What are the Co-op Housing Land Trusts?

The Co-operative Housing Land Trusts (CHLT) represents 10,000 members that live in 32 co-ops throughout southern Ontario.

The CHLT signifies the Co-operative Housing Federation of Toronto’s (CHFT) activist history in protecting public housing. CHLT represents four land trusts formed over the past three decades. The land trusts were able, through citizen involvement and activism from co-op members, to save and maintain affordable housing. We now refer to all four of these land trusts as the Co-operative Housing Land Trusts.

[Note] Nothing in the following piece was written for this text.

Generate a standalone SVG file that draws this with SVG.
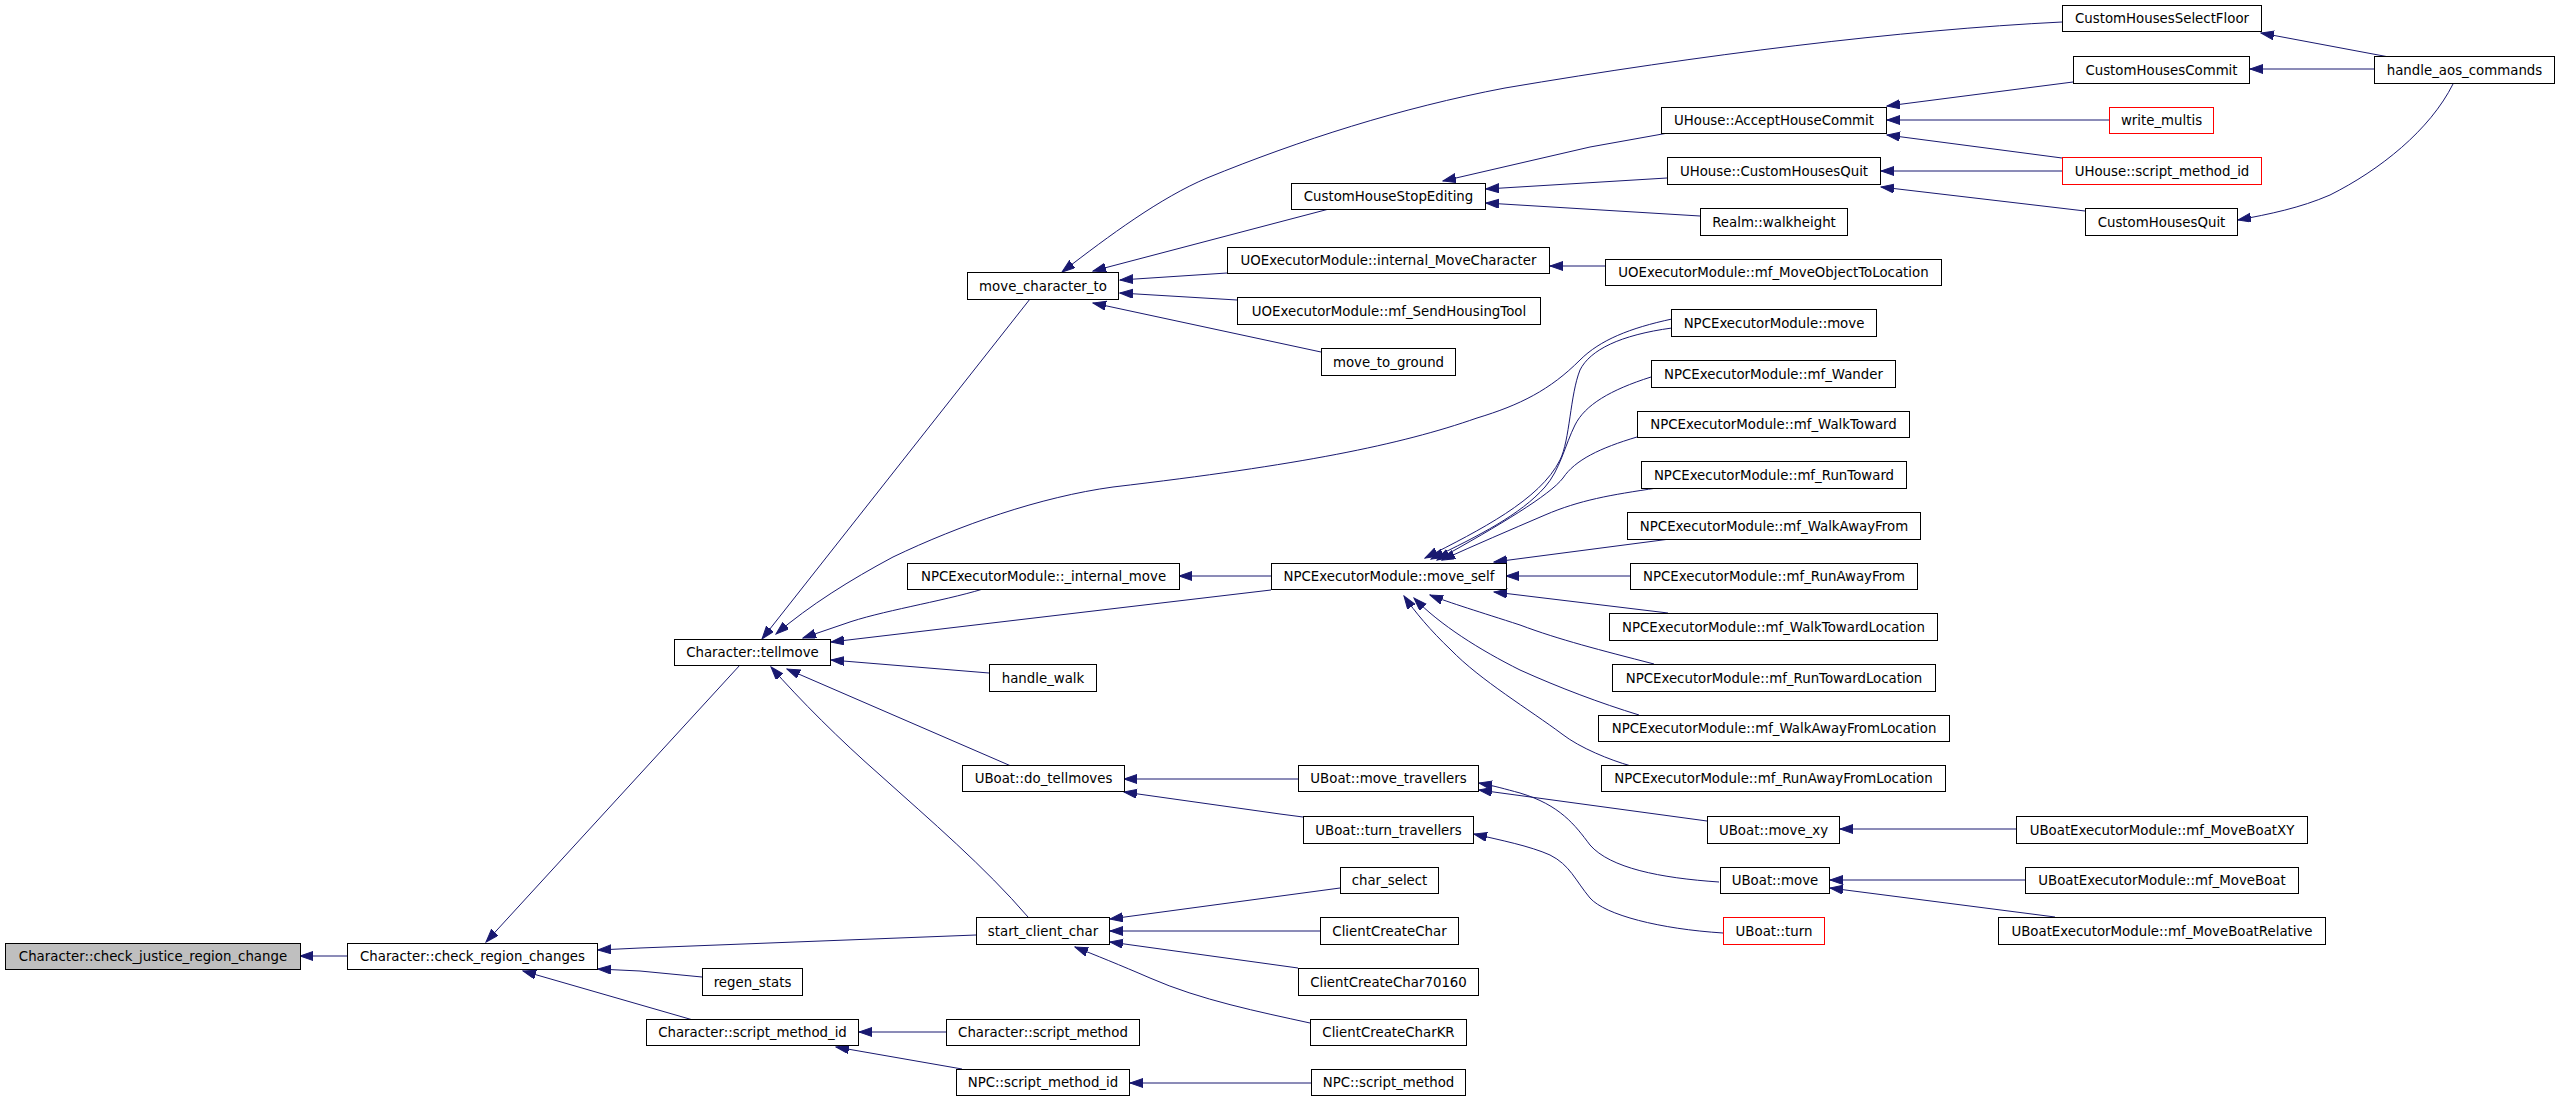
<svg xmlns="http://www.w3.org/2000/svg" width="2560" height="1101" viewBox="0 0 2560 1101">
<style>
.n rect{fill:#ffffff;stroke:#000000;stroke-width:1}
.n.root rect{fill:#bfbfbf}
.n.red rect{stroke:#ff0000}
.n text{font-family:"DejaVu Sans","Liberation Sans",sans-serif;font-size:13.33px;fill:#000000;text-anchor:middle}
.e path{fill:none;stroke:#191970;stroke-width:1;marker-end:url(#arr)}
</style>
<defs>
<marker id="arr" markerUnits="userSpaceOnUse" markerWidth="14" markerHeight="10" refX="13" refY="4.5" orient="auto">
<path d="M0,0 L13,4.5 L0,9 Z" fill="#191970" stroke="#191970" stroke-width="1"/>
</marker>
</defs>
<rect x="0" y="0" width="2560" height="1101" fill="#ffffff"/>
<g id="connectors" class="e">
<path d="M347,956 L300,956"/>
<path d="M740,665 L486,942"/>
<path d="M976,935 L640,948 L598,950"/>
<path d="M702,977 L640,971 L598,969"/>
<path d="M693,1020 L523,971"/>
<path d="M1030,299 L762,639"/>
<path d="M1672,319 C1630,328 1600,340 1580,360 C1550,390 1520,405 1477,418 C1400,445 1300,465 1113,487 C1040,497 960,525 893,557 C850,580 810,605 776,634"/>
<path d="M983,589 C940,602 880,611 844,624 L803,638"/>
<path d="M1271,590 L831,642"/>
<path d="M989,673 L831,660"/>
<path d="M1011,766 L787,669"/>
<path d="M1028,917 C985,867 930,820 880,775 C840,740 800,700 771,667"/>
<path d="M2062,22 C1900,30 1700,55 1505,88 C1400,108 1300,140 1207,178 C1160,198 1110,235 1062,272"/>
<path d="M1329,209 L1093,271"/>
<path d="M1227,273 L1120,280"/>
<path d="M1237,300 L1120,293"/>
<path d="M1321,352 L1093,303"/>
<path d="M1668,133 L1590,147 L1443,181"/>
<path d="M1667,178 L1486,189"/>
<path d="M1700,216 L1486,203"/>
<path d="M2073,82 L1887,106"/>
<path d="M2109,120 L1887,120"/>
<path d="M2062,158 L1887,135"/>
<path d="M2062,171 L1881,171"/>
<path d="M2085,211 L1881,187"/>
<path d="M2389,57 L2261,33"/>
<path d="M2374,69 L2250,69"/>
<path d="M2453,84 C2430,130 2380,170 2330,195 C2300,208 2270,214 2238,220"/>
<path d="M1605,266 L1550,266"/>
<path d="M1271,576 L1179,576"/>
<path d="M1672,328 C1620,335 1590,350 1580,370 C1570,395 1570,440 1560,460 C1540,500 1480,530 1425,558"/>
<path d="M1651,377 C1610,390 1585,405 1575,425 C1565,445 1560,470 1545,487 C1520,515 1480,535 1431,559"/>
<path d="M1637,437 C1600,448 1575,460 1563,478 C1550,495 1500,525 1437,560"/>
<path d="M1657,488 C1610,495 1580,500 1545,515 C1510,530 1475,545 1442,560"/>
<path d="M1670,539 L1494,562"/>
<path d="M1630,576 L1506,576"/>
<path d="M1668,613 L1494,592"/>
<path d="M1654,664 C1600,650 1560,640 1520,625 C1480,612 1450,603 1430,595"/>
<path d="M1639,715 C1600,703 1560,688 1520,670 C1480,650 1440,625 1414,598"/>
<path d="M1631,766 C1610,760 1580,748 1562,734 C1530,710 1480,680 1451,650 C1430,630 1415,612 1404,596"/>
<path d="M1298,779 L1124,779"/>
<path d="M1303,817 L1280,814 L1124,792"/>
<path d="M1707,821 L1479,790"/>
<path d="M1719,882 C1660,878 1610,868 1590,845 C1575,825 1560,805 1520,793 C1505,789 1495,786 1479,783"/>
<path d="M1723,933 C1660,929 1605,915 1590,898 C1575,880 1570,865 1550,855 C1530,846 1500,840 1474,834"/>
<path d="M2016,829 L1840,829"/>
<path d="M2025,880 L1830,880"/>
<path d="M2055,917 L1830,888"/>
<path d="M1340,888 L1110,919"/>
<path d="M1320,931 L1110,931"/>
<path d="M1298,968 L1110,942"/>
<path d="M1310,1023 C1260,1012 1200,1000 1150,978 C1120,965 1095,955 1075,947"/>
<path d="M946,1032 L859,1032"/>
<path d="M962,1069 L836,1047"/>
<path d="M1311,1083 L1130,1083"/>
</g>
<g id="n0" class="n root"><rect x="5.5" y="943.5" width="295" height="26"/><text x="153" y="961">Character::check_justice_region_change</text></g>
<g id="n1" class="n"><rect x="347.5" y="943.5" width="250" height="26"/><text x="472.5" y="961">Character::check_region_changes</text></g>
<g id="n2" class="n"><rect x="674.5" y="639.5" width="156" height="26"/><text x="752.5" y="657">Character::tellmove</text></g>
<g id="n3" class="n"><rect x="702.5" y="968.5" width="100" height="27"/><text x="752.5" y="986.5">regen_stats</text></g>
<g id="n4" class="n"><rect x="646.5" y="1019.5" width="212" height="26"/><text x="752.5" y="1037">Character::script_method_id</text></g>
<g id="n5" class="n"><rect x="967.5" y="272.5" width="151" height="27"/><text x="1043" y="290.5">move_character_to</text></g>
<g id="n6" class="n"><rect x="907.5" y="563.5" width="272" height="26"/><text x="1043.5" y="581">NPCExecutorModule::_internal_move</text></g>
<g id="n7" class="n"><rect x="989.5" y="664.5" width="107" height="27"/><text x="1043" y="682.5">handle_walk</text></g>
<g id="n8" class="n"><rect x="962.5" y="765.5" width="162" height="26"/><text x="1043.5" y="783">UBoat::do_tellmoves</text></g>
<g id="n9" class="n"><rect x="976.5" y="917.5" width="133" height="27"/><text x="1043" y="935.5">start_client_char</text></g>
<g id="n10" class="n"><rect x="946.5" y="1019.5" width="193" height="26"/><text x="1043" y="1037">Character::script_method</text></g>
<g id="n11" class="n"><rect x="956.5" y="1069.5" width="173" height="26"/><text x="1043" y="1087">NPC::script_method_id</text></g>
<g id="n12" class="n"><rect x="1291.5" y="183.5" width="194" height="26"/><text x="1388.5" y="201">CustomHouseStopEditing</text></g>
<g id="n13" class="n"><rect x="1227.5" y="247.5" width="322" height="26"/><text x="1388.5" y="265">UOExecutorModule::internal_MoveCharacter</text></g>
<g id="n14" class="n"><rect x="1237.5" y="297.5" width="303" height="27"/><text x="1389" y="315.5">UOExecutorModule::mf_SendHousingTool</text></g>
<g id="n15" class="n"><rect x="1321.5" y="348.5" width="134" height="27"/><text x="1388.5" y="366.5">move_to_ground</text></g>
<g id="n16" class="n"><rect x="1271.5" y="563.5" width="235" height="26"/><text x="1389" y="581">NPCExecutorModule::move_self</text></g>
<g id="n17" class="n"><rect x="1298.5" y="765.5" width="180" height="26"/><text x="1388.5" y="783">UBoat::move_travellers</text></g>
<g id="n18" class="n"><rect x="1303.5" y="816.5" width="170" height="27"/><text x="1388.5" y="834.5">UBoat::turn_travellers</text></g>
<g id="n19" class="n"><rect x="1340.5" y="867.5" width="98" height="26"/><text x="1389.5" y="885">char_select</text></g>
<g id="n20" class="n"><rect x="1320.5" y="917.5" width="138" height="27"/><text x="1389.5" y="935.5">ClientCreateChar</text></g>
<g id="n21" class="n"><rect x="1298.5" y="968.5" width="180" height="27"/><text x="1388.5" y="986.5">ClientCreateChar70160</text></g>
<g id="n22" class="n"><rect x="1310.5" y="1019.5" width="156" height="26"/><text x="1388.5" y="1037">ClientCreateCharKR</text></g>
<g id="n23" class="n"><rect x="1311.5" y="1069.5" width="154" height="26"/><text x="1388.5" y="1087">NPC::script_method</text></g>
<g id="n24" class="n"><rect x="2062.5" y="5.5" width="199" height="26"/><text x="2162" y="23">CustomHousesSelectFloor</text></g>
<g id="n25" class="n"><rect x="1661.5" y="107.5" width="225" height="26"/><text x="1774" y="125">UHouse::AcceptHouseCommit</text></g>
<g id="n26" class="n"><rect x="1667.5" y="157.5" width="213" height="27"/><text x="1774" y="175.5">UHouse::CustomHousesQuit</text></g>
<g id="n27" class="n"><rect x="1700.5" y="208.5" width="147" height="27"/><text x="1774" y="226.5">Realm::walkheight</text></g>
<g id="n28" class="n"><rect x="1605.5" y="259.5" width="336" height="26"/><text x="1773.5" y="277">UOExecutorModule::mf_MoveObjectToLocation</text></g>
<g id="n29" class="n"><rect x="1671.5" y="309.5" width="205" height="27"/><text x="1774" y="327.5">NPCExecutorModule::move</text></g>
<g id="n30" class="n"><rect x="1651.5" y="360.5" width="244" height="27"/><text x="1773.5" y="378.5">NPCExecutorModule::mf_Wander</text></g>
<g id="n31" class="n"><rect x="1637.5" y="411.5" width="272" height="26"/><text x="1773.5" y="429">NPCExecutorModule::mf_WalkToward</text></g>
<g id="n32" class="n"><rect x="1641.5" y="461.5" width="265" height="27"/><text x="1774" y="479.5">NPCExecutorModule::mf_RunToward</text></g>
<g id="n33" class="n"><rect x="1627.5" y="512.5" width="293" height="27"/><text x="1774" y="530.5">NPCExecutorModule::mf_WalkAwayFrom</text></g>
<g id="n34" class="n"><rect x="1630.5" y="563.5" width="287" height="26"/><text x="1774" y="581">NPCExecutorModule::mf_RunAwayFrom</text></g>
<g id="n35" class="n"><rect x="1609.5" y="613.5" width="328" height="27"/><text x="1773.5" y="631.5">NPCExecutorModule::mf_WalkTowardLocation</text></g>
<g id="n36" class="n"><rect x="1612.5" y="664.5" width="323" height="27"/><text x="1774" y="682.5">NPCExecutorModule::mf_RunTowardLocation</text></g>
<g id="n37" class="n"><rect x="1598.5" y="715.5" width="351" height="26"/><text x="1774" y="733">NPCExecutorModule::mf_WalkAwayFromLocation</text></g>
<g id="n38" class="n"><rect x="1601.5" y="765.5" width="344" height="26"/><text x="1773.5" y="783">NPCExecutorModule::mf_RunAwayFromLocation</text></g>
<g id="n39" class="n"><rect x="1707.5" y="816.5" width="132" height="27"/><text x="1773.5" y="834.5">UBoat::move_xy</text></g>
<g id="n40" class="n"><rect x="1720.5" y="867.5" width="109" height="26"/><text x="1775" y="885">UBoat::move</text></g>
<g id="n41" class="n red"><rect x="1723.5" y="917.5" width="101" height="27"/><text x="1774" y="935.5">UBoat::turn</text></g>
<g id="n42" class="n"><rect x="2073.5" y="56.5" width="176" height="27"/><text x="2161.5" y="74.5">CustomHousesCommit</text></g>
<g id="n43" class="n"><rect x="2374.5" y="56.5" width="180" height="27"/><text x="2464.5" y="74.5">handle_aos_commands</text></g>
<g id="n44" class="n red"><rect x="2109.5" y="107.5" width="104" height="26"/><text x="2161.5" y="125">write_multis</text></g>
<g id="n45" class="n red"><rect x="2062.5" y="157.5" width="199" height="27"/><text x="2162" y="175.5">UHouse::script_method_id</text></g>
<g id="n46" class="n"><rect x="2085.5" y="208.5" width="152" height="27"/><text x="2161.5" y="226.5">CustomHousesQuit</text></g>
<g id="n47" class="n"><rect x="2016.5" y="816.5" width="291" height="27"/><text x="2162" y="834.5">UBoatExecutorModule::mf_MoveBoatXY</text></g>
<g id="n48" class="n"><rect x="2025.5" y="867.5" width="273" height="26"/><text x="2162" y="885">UBoatExecutorModule::mf_MoveBoat</text></g>
<g id="n49" class="n"><rect x="1998.5" y="917.5" width="327" height="27"/><text x="2162" y="935.5">UBoatExecutorModule::mf_MoveBoatRelative</text></g>
</svg>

The purpose of CHLT is to preserve, maintain and secure affordable housing. To date we have done this. Having these land trusts means when a co-op’s mortgage is paid off, members will not be able to sell the co-op for a profit. We want future generations to enjoy the benefits of a housing co-operative for years to come.

Below is a brief description of CHLT’s land trusts.

Windward Co-op in Toronto’s Bathurst-Quay Neighbourhood

Bathurst Quay

The co-ops in this land trust were originally on land owned by Harbourfront Corporation. At some point Harbourfront decided it did not want to own the land. CHFT successfully intervened in the 1990s. CHFT suggested that if the land was given back to the city, it could potentially be sold in the future.

City Park Co-op in Toronto’s downtown core

Colandco

Colandco was established in the late 1980s and early 1990s when CHFT reached an agreement with the City of Toronto and a developer to establish a co-op. We were able to develop Harbour Channel Co-op and had some funding to explore other development options. The land trust continued to acquire land and create co-ops.

The most notable development was the 770 units of housing at what is now City Park Co-op. We were able to buy the land without risking the entire corporation of CHFT.

Woburn Village Co-op in Scarborough

Tenants Non-Profit Redevelopment Foundation (TNRC)

Established in the 1990s, the Tenants Non-Profit Redevelopment Foundation (TNRC) was created when private rental tenants believed there was an opportunity to organize to buy their buildings. CHFT took over the administration of this land after the provincial government cancelled the development program in 2000.

Naismith Co-op in Toronto’s downtown core

Naismith

Our newest land trust is the Naismith Non-Profit Land Trust. This land trust is currently comprised of one co-op, Naismith Non-Profit Housing Co-op. This is a new model of co-op housing. The co-op has 12 units in the Ten York Street condominium in downtown Toronto. There are five two-bedroom units and five one-bedroom units. We expect to add additional scattered units throughout the city.